Dalla nuova indagine sono emersi “anzitutto gravi ritardi nella realizzazione dell’Anagrafe dei rapporti finanziari, prevista sin dal 1991 ma, in concreto, divenuta effettivamente operativa ed accessibile da tutti i soggetti legittimati solo nel 2009, così come grave è apparsa la situazione riscontrata relativa al suo concreto ed effettivo utilizzo per la lotta all’evasione, per il quale deve rilevarsi una grave inadempienza dell’Agenzia”. Con il decreto legislativo del 6 dicembre 2011, n. 201, convertito dalla l. 22 dicembre 2011, n. 214, “era previsto che il direttore dell’Agenzia delle entrate individuasse criteri per elaborare, con procedure centralizzate, specifiche liste selettive di contribuenti a maggior rischio di evasione. Tali criteri non sono mai stati emanati”. E “i timidi tentativi dell’Agenzia di elaborare le liste erano peraltro destinati comunque a realizzare uno strumento scarsamente efficace, essendo impostati sull’utilizzo dei soli dati di identificazione del soggetto e sulla natura, tipologia, apertura, modifica e chiusura del rapporto, con esclusione quindi dei dati, certamente più pregnanti ai fini della lotta all’evasione, sulle movimentazioni e sui saldi dei rapporti finanziari”.
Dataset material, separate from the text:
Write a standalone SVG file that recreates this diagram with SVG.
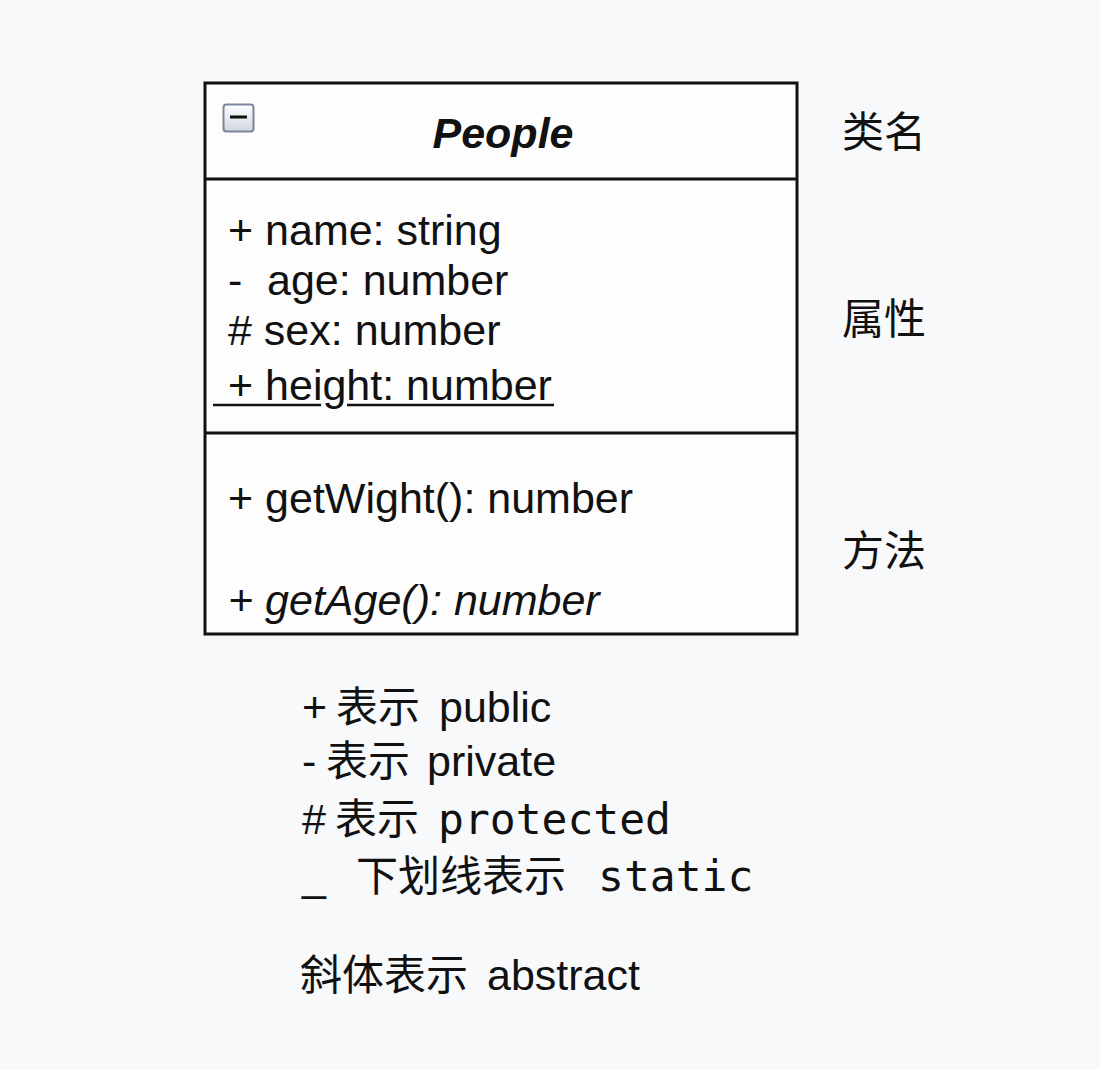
<svg xmlns="http://www.w3.org/2000/svg" width="1100" height="1070" viewBox="0 0 1100 1070">
<defs>
<linearGradient id="btn" x1="0" y1="0" x2="0" y2="1">
<stop offset="0" stop-color="#ffffff"/>
<stop offset="1" stop-color="#cfd6e2"/>
</linearGradient>
</defs>
<style>
.lat{font-family:"Liberation Sans",Arial,sans-serif;font-size:43px;fill:#111}
.cjk{font-family:"Noto Sans CJK SC",sans-serif;font-size:42px;fill:#111}
.leg{font-family:"Liberation Sans","Noto Sans CJK SC",sans-serif;font-size:43px;fill:#111}
.mono{font-family:"DejaVu Sans Mono","Liberation Mono",monospace;font-size:43px}
.zh{font-family:"Noto Sans CJK SC",sans-serif;font-size:42px}
.box{fill:#fdfdfe;stroke:#111;stroke-width:3}
.div{stroke:#111;stroke-width:3}
</style>
<rect x="0" y="0" width="1100" height="1070" fill="#f8f9fb"/>
<g id="class-people">
<rect class="box" x="205" y="83" width="592" height="551"/>
<line class="div" x1="205" y1="179" x2="797" y2="179"/>
<line class="div" x1="205" y1="433" x2="797" y2="433"/>
<g id="collapse-icon">
<rect x="223.5" y="104.5" width="30" height="27" rx="3" fill="url(#btn)" stroke="#7a8699" stroke-width="2"/>
<line x1="230" y1="117" x2="247" y2="117" stroke="#111" stroke-width="3"/>
</g>
<text class="lat" x="503" y="148" text-anchor="middle" font-weight="bold" font-style="italic">People</text>
<text class="lat" x="228" y="245">+ name: string</text>
<text class="lat" y="295"><tspan x="228">-</tspan><tspan x="267">age: number</tspan></text>
<text class="lat" x="228" y="345"># sex: number</text>
<text class="lat" x="228" y="400">+ height: number</text>
<line x1="213" y1="405" x2="321" y2="405" stroke="#111" stroke-width="2.5"/>
<line x1="347" y1="405" x2="554" y2="405" stroke="#111" stroke-width="2.5"/>
<text class="lat" x="228" y="513">+ getWight(): number</text>
<text class="lat" x="228" y="615" font-style="italic">+ getAge(): number</text>
</g>
<g id="labels">
<text class="cjk" x="842" y="147">类名</text>
<text class="cjk" x="842" y="334">属性</text>
<text class="cjk" x="842" y="566">方法</text>
</g>
<g id="legend">
<text class="leg" y="722"><tspan x="302">+</tspan><tspan class="zh" x="336">表示</tspan><tspan x="439">public</tspan></text>
<text class="leg" y="776"><tspan x="302">-</tspan><tspan class="zh" x="326">表示</tspan><tspan x="427">private</tspan></text>
<text class="leg" y="834"><tspan x="302">#</tspan><tspan class="zh" x="335">表示</tspan><tspan class="mono" x="438">protected</tspan></text>
<text class="leg" y="891"><tspan x="302">_</tspan><tspan class="zh" x="356">下划线表示</tspan><tspan class="mono" x="598">static</tspan></text>
<text class="leg" y="990"><tspan class="zh" x="300">斜体表示</tspan><tspan x="487">abstract</tspan></text>
</g>
<g id="connectors"/>
</svg>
“In ogni caso – osservano i magistrati dell’organo di rilievo costituzionale – nessuna lista selettiva è mai stata elaborata”. Perché “in sostituzione dell’obbligo di predisposizione delle liste selettive, con la legge di stabilità per il 2015 è stato previsto l’utilizzo dei dati, anche finanziari, per effettuare analisi del rischio di evasione. A distanza di oltre due anni da tali modifiche, e di oltre cinque anni dall’obbligo di elaborare liste selettive, deve registrarsi l’inesistenza di selezioni di contribuenti attraverso lo strumento dell’Archivio dei rapporti finanziari quali soggetti a maggior rischio di evasione, sicché la norma è apparsa totalmente disattesa”. Di conseguenza, concludono i magistrati contabili, “l’Agenzia non ha mai predisposto la relazione annuale con la quale dovevano essere comunicati alle Camere i risultati relativi all’emersione dell’evasione a seguito dell’applicazione delle disposizioni di cui trattasi. In definitiva, non è mai stato realizzato un utilizzo massivo dell’ingente mole di dati presenti nell’Anagrafe”.